> [SET EXERCISE]
Leave out the pictures, and retype only the lines from the beginning of the material through the line that contains "import seaborn as sns", including both.

> [GIVEN DATA]
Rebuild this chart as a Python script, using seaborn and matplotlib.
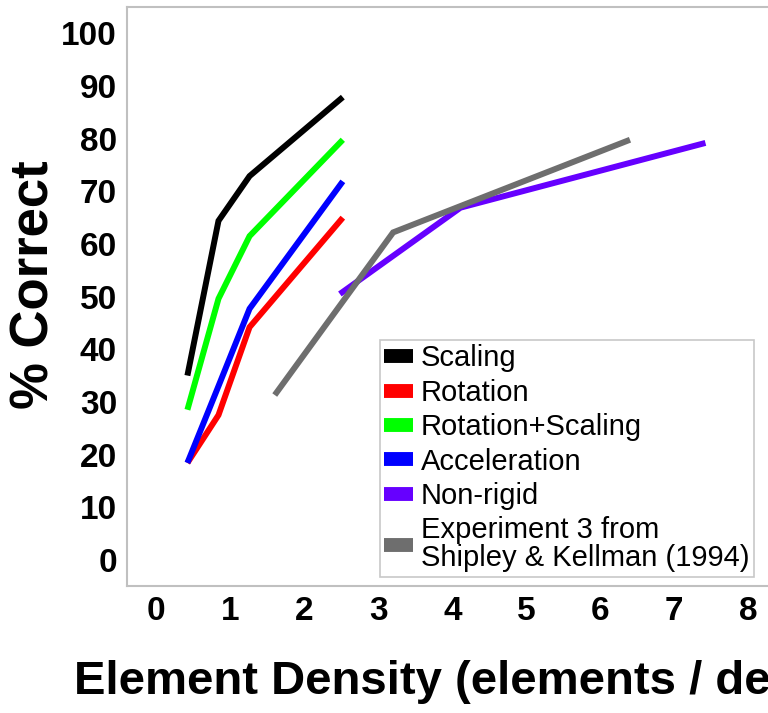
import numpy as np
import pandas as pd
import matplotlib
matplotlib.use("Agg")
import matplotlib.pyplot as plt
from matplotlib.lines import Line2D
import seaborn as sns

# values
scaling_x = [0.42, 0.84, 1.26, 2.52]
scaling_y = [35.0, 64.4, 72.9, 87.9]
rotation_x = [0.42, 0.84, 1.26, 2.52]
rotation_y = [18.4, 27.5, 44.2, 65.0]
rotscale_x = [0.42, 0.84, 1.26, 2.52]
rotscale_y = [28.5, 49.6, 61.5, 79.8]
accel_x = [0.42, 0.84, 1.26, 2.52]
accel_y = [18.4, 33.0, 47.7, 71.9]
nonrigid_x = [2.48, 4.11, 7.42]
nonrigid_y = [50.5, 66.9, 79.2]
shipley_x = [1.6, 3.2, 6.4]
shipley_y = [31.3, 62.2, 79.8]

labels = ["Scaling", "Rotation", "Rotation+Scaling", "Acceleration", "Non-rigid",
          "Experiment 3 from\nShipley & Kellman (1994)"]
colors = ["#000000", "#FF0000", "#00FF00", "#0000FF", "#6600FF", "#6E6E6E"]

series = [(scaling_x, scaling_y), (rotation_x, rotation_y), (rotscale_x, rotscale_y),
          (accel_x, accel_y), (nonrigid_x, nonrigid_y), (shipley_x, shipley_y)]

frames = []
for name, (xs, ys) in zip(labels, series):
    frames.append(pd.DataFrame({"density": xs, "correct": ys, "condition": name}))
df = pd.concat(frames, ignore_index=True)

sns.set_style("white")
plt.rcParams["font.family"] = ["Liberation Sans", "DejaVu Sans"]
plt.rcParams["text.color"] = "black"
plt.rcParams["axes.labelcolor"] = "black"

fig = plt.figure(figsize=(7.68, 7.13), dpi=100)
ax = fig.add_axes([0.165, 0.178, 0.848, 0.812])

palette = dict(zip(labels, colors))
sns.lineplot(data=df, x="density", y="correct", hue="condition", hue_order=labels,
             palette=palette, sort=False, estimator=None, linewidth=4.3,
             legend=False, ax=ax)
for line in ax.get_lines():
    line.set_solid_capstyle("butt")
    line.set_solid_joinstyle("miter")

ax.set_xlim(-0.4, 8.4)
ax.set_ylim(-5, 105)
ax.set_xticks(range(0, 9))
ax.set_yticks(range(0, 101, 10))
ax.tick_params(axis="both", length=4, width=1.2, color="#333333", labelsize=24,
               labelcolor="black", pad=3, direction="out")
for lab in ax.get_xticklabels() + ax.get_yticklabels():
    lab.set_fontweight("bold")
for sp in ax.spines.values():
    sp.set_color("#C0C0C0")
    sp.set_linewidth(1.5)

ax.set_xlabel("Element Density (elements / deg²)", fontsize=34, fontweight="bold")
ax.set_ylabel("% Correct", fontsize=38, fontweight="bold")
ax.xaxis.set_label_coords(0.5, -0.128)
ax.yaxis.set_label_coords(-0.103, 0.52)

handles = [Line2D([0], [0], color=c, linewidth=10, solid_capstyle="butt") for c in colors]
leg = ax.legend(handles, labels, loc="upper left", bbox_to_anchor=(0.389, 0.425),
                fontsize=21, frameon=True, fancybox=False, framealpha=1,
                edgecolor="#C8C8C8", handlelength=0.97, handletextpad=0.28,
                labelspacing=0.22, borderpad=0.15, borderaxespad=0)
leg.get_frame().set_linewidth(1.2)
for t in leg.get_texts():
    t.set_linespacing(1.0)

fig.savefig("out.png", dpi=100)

> [EXERCISE SOLUTION]
Rebuild this chart as a Python script, using seaborn and matplotlib.
import numpy as np
import pandas as pd
import matplotlib
matplotlib.use("Agg")
import matplotlib.pyplot as plt
from matplotlib.lines import Line2D
import seaborn as sns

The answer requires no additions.